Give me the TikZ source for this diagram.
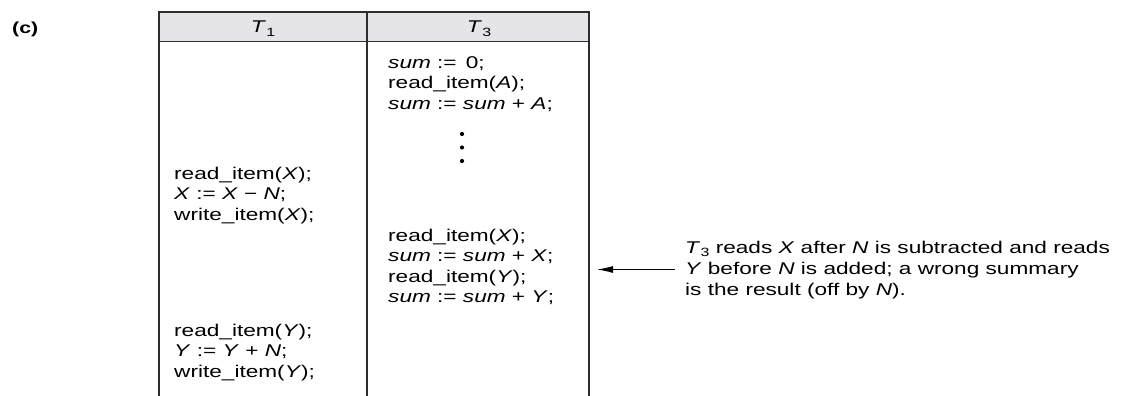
\documentclass[tikz,border=0pt]{standalone}
\usepackage{fontspec}
\setmainfont{Liberation Sans}[FakeStretch=1.33]
\usetikzlibrary{arrows.meta}
\definecolor{hdr}{RGB}{229,229,233}
\definecolor{rule}{RGB}{45,45,45}
\newcommand\Tsb[1]{\textit{T}\kern0.3pt\raisebox{-0.35ex}{\fontsize{12}{12}\selectfont #1}}
\begin{document}
\begin{tikzpicture}[x=1pt,y=-1pt,
  code/.style={anchor=base west,inner sep=0pt,font=\fontsize{17}{20}\selectfont},
  note/.style={anchor=base west,inner sep=0pt,font=\fontsize{17}{20}\selectfont},
  head/.style={anchor=base,inner sep=0pt,font=\fontsize{17}{20}\selectfont},
  frame/.style={draw=rule,line width=1.8pt},
  dot/.style={circle,fill=black,inner sep=0pt,minimum size=4.2pt}]
\useasboundingbox (0,0) rectangle (1127,396);
% header
\fill[hdr] (159,12) rectangle (589,41.5);
\draw[frame] (159,396) -- (159,12) -- (589,12) -- (589,396);
\draw[frame] (159,41.5) -- (589,41.5);
\draw[frame] (367,12) -- (367,396);
\node[anchor=base west,inner sep=0pt,font=\fontsize{16}{18}\selectfont\bfseries] (lab) at (12,34) {(c)};
\node[head] (h1) at (263,33) {\Tsb{1}};
\node[head] (h3) at (479,33) {\Tsb{3}};
% T3 first block
\node[code] (a1) at (388,68) {\textit{sum} := \,0;};
\node[code] (a2) at (388,88.5) {read\_item(\textit{A});};
\node[code] (a3) at (388,109) {\textit{sum} := \textit{sum} + \textit{A};};
\node[dot] (d1) at (462,134) {};
\node[dot] (d2) at (462,147.5) {};
\node[dot] (d3) at (462,161) {};
% T1 first block
\node[code] (b1) at (174,179) {read\_item(\textit{X});};
\node[code] (b2) at (174,199.5) {\textit{X} := \textit{X} − \textit{N};};
\node[code] (b3) at (174,220) {write\_item(\textit{X});};
% T3 second block
\node[code] (c1) at (388,241) {read\_item(\textit{X});};
\node[code] (c2) at (388,261.5) {\textit{sum} := \textit{sum} + \textit{X};};
\node[code] (c3) at (388,282) {read\_item(\textit{Y});};
\node[code] (c4) at (388,302.5) {\textit{sum} := \textit{sum} + \textit{Y};};
% T1 second block
\node[code] (e1) at (174,336) {read\_item(\textit{Y});};
\node[code] (e2) at (174,356.5) {\textit{Y} := \textit{Y} + \textit{N};};
\node[code] (e3) at (174,377) {write\_item(\textit{Y});};
% annotation
\node[note] (n1) at (685,253) {\Tsb{3} reads \textit{X} after \textit{N} is subtracted and reads};
\node[note] (n2) at (685,274) {\textit{Y} before \textit{N} is added; a wrong summary};
\node[note] (n3) at (685,295) {is the result (off by \textit{N}).};
\coordinate (tail) at (675,269.5);
\coordinate (tip) at (597,269.5);
\draw[line width=1.1pt,-{Latex[length=16pt,width=7pt]}] (tail) -- (tip);
\end{tikzpicture}
\end{document}
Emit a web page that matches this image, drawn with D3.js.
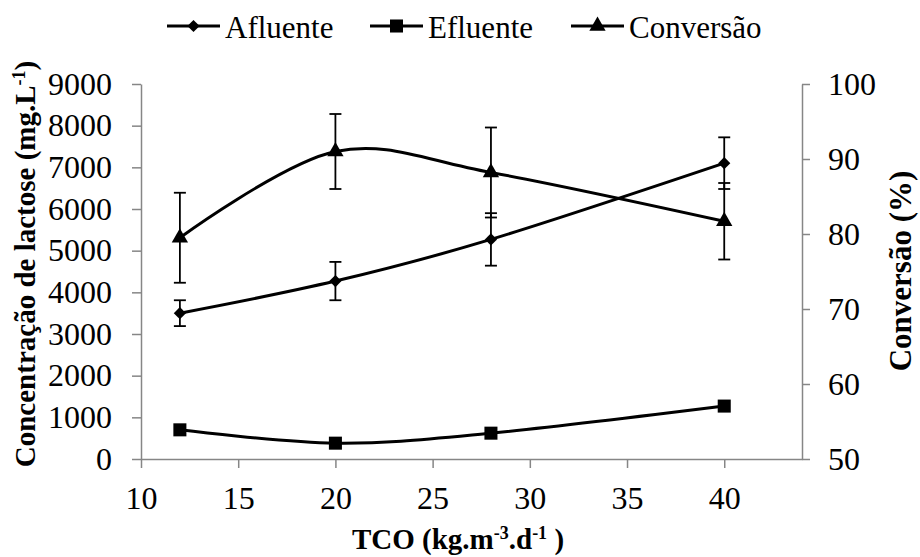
<!DOCTYPE html>
<html>
<head>
<meta charset="utf-8">
<script src="https://cdn.jsdelivr.net/npm/d3@7"></script>
<style>
  body { margin: 0; background: #fff; }
  svg { display: block; }
  svg text { font-family: "Liberation Serif", Tinos, "Times New Roman", Times, serif; }
</style>
</head>
<body>
<svg id="chart" width="920" height="557"></svg>
<script>
// TCO loads (kg.m-3.d-1)
const tco = [12, 20, 28, 40];
// Lactose concentration (mg/L), inlet and outlet
const afluente = [3500, 4270, 5270, 7100];
const afluenteErr = [310, 460, 630, 620];
const efluente = [700, 380, 620, 1270];
// Lactose conversion (%)
const conversao = [79.5, 91.0, 88.2, 81.7];
const conversaoErr = [6.0, 5.0, 6.0, 5.1];
// Axis ticks
const xTicks = [10, 15, 20, 25, 30, 35, 40];
const yLeftTicks = [0, 1000, 2000, 3000, 4000, 5000, 6000, 7000, 8000, 9000];
const yRightTicks = [50, 60, 70, 80, 90, 100];

const svg = d3.select("#chart");
const plotLeft = 141, plotRight = 802, plotTop = 84, plotBottom = 459;
const axisColor = "#868686";
const fs = 32;
const titleFs = 29;

const x = d3.scaleLinear().domain([10, 44]).range([plotLeft, plotRight]);
const yL = d3.scaleLinear().domain([0, 9000]).range([plotBottom, plotTop]);
const yR = d3.scaleLinear().domain([50, 100]).range([plotBottom, plotTop]);

function styleAxis(g) {
  g.attr("font-size", fs).attr("font-family", null);
  g.select(".domain").attr("stroke", axisColor).attr("stroke-width", 1.5);
  g.selectAll(".tick line").attr("stroke", axisColor).attr("stroke-width", 1.5);
  g.selectAll(".tick text").attr("fill", "#000");
}
const fmt = d3.format("d");

// X axis
const gx = svg.append("g").attr("transform", `translate(0,${plotBottom})`)
  .call(d3.axisBottom(x).tickValues(xTicks).tickFormat(fmt).tickSize(9).tickSizeOuter(0).tickPadding(18));
styleAxis(gx);

// Left axis
const gl = svg.append("g").attr("transform", `translate(${plotLeft},0)`)
  .call(d3.axisLeft(yL).tickValues(yLeftTicks).tickFormat(fmt).tickSize(9).tickSizeOuter(0).tickPadding(20));
styleAxis(gl);

// Right axis
const gr = svg.append("g").attr("transform", `translate(${plotRight},0)`)
  .call(d3.axisRight(yR).tickValues(yRightTicks).tickFormat(fmt).tickSize(8).tickSizeOuter(0).tickPadding(18));
styleAxis(gr);

// Smoothed series lines
const curve = d3.curveCardinal.tension(0);
function drawLine(vals, ys) {
  const line = d3.line().x((d, i) => x(tco[i])).y(d => ys(d)).curve(curve);
  svg.append("path").datum(vals).attr("d", line)
    .attr("fill", "none").attr("stroke", "#000").attr("stroke-width", 3);
}
drawLine(afluente, yL);
drawLine(efluente, yL);
drawLine(conversao, yR);

// Error bars
function drawErr(vals, errs, ys) {
  const g = svg.append("g").attr("stroke", "#000").attr("stroke-width", 1.8);
  vals.forEach((v, i) => {
    const cx = x(tco[i]);
    const y1 = ys(v + errs[i]), y2 = ys(v - errs[i]);
    g.append("line").attr("x1", cx).attr("x2", cx).attr("y1", y1).attr("y2", y2);
    g.append("line").attr("x1", cx - 6).attr("x2", cx + 6).attr("y1", y1).attr("y2", y1);
    g.append("line").attr("x1", cx - 6).attr("x2", cx + 6).attr("y1", y2).attr("y2", y2);
  });
}
drawErr(afluente, afluenteErr, yL);
drawErr(conversao, conversaoErr, yR);

// Markers
const diamond = d3.symbol().type(d3.symbolDiamond2).size(95);
const square = d3.symbol().type(d3.symbolSquare).size(170);
const triangle = d3.symbol().type(d3.symbolTriangle).size(115);
function drawMarkers(vals, ys, sym) {
  svg.append("g").selectAll("path").data(vals).join("path")
    .attr("d", sym)
    .attr("transform", (d, i) => `translate(${x(tco[i])},${ys(d)})`)
    .attr("fill", "#000");
}
drawMarkers(afluente, yL, diamond);
drawMarkers(efluente, yL, square);
drawMarkers(conversao, yR, triangle);

// Legend
const legend = [
  { name: "Afluente", sym: diamond, x0: 167 },
  { name: "Efluente", sym: square, x0: 370 },
  { name: "Conversão", sym: triangle, x0: 571 }
];
const ly = 26;
legend.forEach(l => {
  const g = svg.append("g");
  g.append("line").attr("x1", l.x0).attr("x2", l.x0 + 53).attr("y1", ly).attr("y2", ly)
    .attr("stroke", "#000").attr("stroke-width", 3);
  g.append("path").attr("d", l.sym).attr("transform", `translate(${l.x0 + 26.5},${ly})`).attr("fill", "#000");
  g.append("text").attr("x", l.x0 + 58).attr("y", ly + 12).attr("font-size", 31).text(l.name);
});

// Axis titles
const xt = svg.append("text").attr("x", 458).attr("y", 549).attr("text-anchor", "middle")
  .attr("font-size", titleFs).attr("font-weight", "bold");
xt.append("tspan").text("TCO (kg.m");
xt.append("tspan").attr("dy", -10).attr("font-size", 18).text("-3");
xt.append("tspan").attr("dy", 10).text(".d");
xt.append("tspan").attr("dy", -10).attr("font-size", 18).text("-1");
xt.append("tspan").attr("dy", 10).text(" )");

const lt = svg.append("text").attr("transform", "translate(35,264) rotate(-90)")
  .attr("text-anchor", "middle").attr("font-size", titleFs).attr("font-weight", "bold");
lt.append("tspan").text("Concentração de lactose (mg.L");
lt.append("tspan").attr("dy", -10).attr("font-size", 18).text("-1");
lt.append("tspan").attr("dy", 10).text(")");

svg.append("text").attr("transform", "translate(911,271) rotate(-90)")
  .attr("text-anchor", "middle").attr("font-size", 31).attr("font-weight", "bold")
  .text("Conversão (%)");
</script>
</body>
</html>
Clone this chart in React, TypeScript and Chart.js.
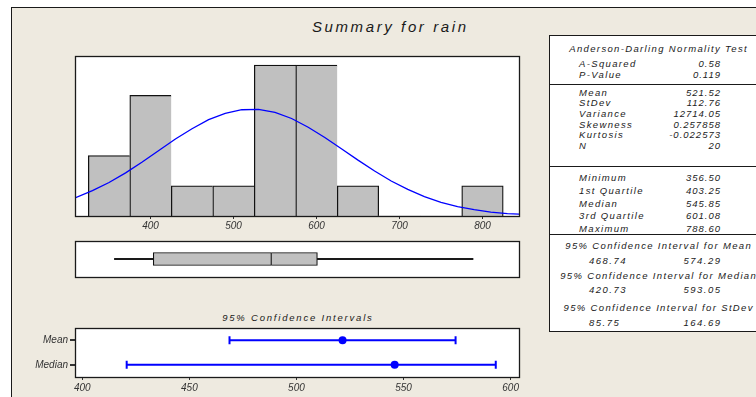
********
The exercise:
Begin with the line that contains "Emit a web page" and end with the line that contains "d3.scaleLinear().domain([50, 100]).range([plotBottom, plotTop]);"; write out both and all lines between exactly, but no pictures.

Correct answer:
Emit a web page that matches this image, drawn with D3.js.
<!DOCTYPE html>
<html>
<head>
<meta charset="utf-8">
<script src="https://cdn.jsdelivr.net/npm/d3@7"></script>
<style>
  body { margin: 0; background: #fff; }
  svg { display: block; }
  svg text { font-family: "Liberation Serif", Tinos, "Times New Roman", Times, serif; }
</style>
</head>
<body>
<svg id="chart" width="920" height="557"></svg>
<script>
// TCO loads (kg.m-3.d-1)
const tco = [12, 20, 28, 40];
// Lactose concentration (mg/L), inlet and outlet
const afluente = [3500, 4270, 5270, 7100];
const afluenteErr = [310, 460, 630, 620];
const efluente = [700, 380, 620, 1270];
// Lactose conversion (%)
const conversao = [79.5, 91.0, 88.2, 81.7];
const conversaoErr = [6.0, 5.0, 6.0, 5.1];
// Axis ticks
const xTicks = [10, 15, 20, 25, 30, 35, 40];
const yLeftTicks = [0, 1000, 2000, 3000, 4000, 5000, 6000, 7000, 8000, 9000];
const yRightTicks = [50, 60, 70, 80, 90, 100];

const svg = d3.select("#chart");
const plotLeft = 141, plotRight = 802, plotTop = 84, plotBottom = 459;
const axisColor = "#868686";
const fs = 32;
const titleFs = 29;

const x = d3.scaleLinear().domain([10, 44]).range([plotLeft, plotRight]);
const yL = d3.scaleLinear().domain([0, 9000]).range([plotBottom, plotTop]);
const yR = d3.scaleLinear().domain([50, 100]).range([plotBottom, plotTop]);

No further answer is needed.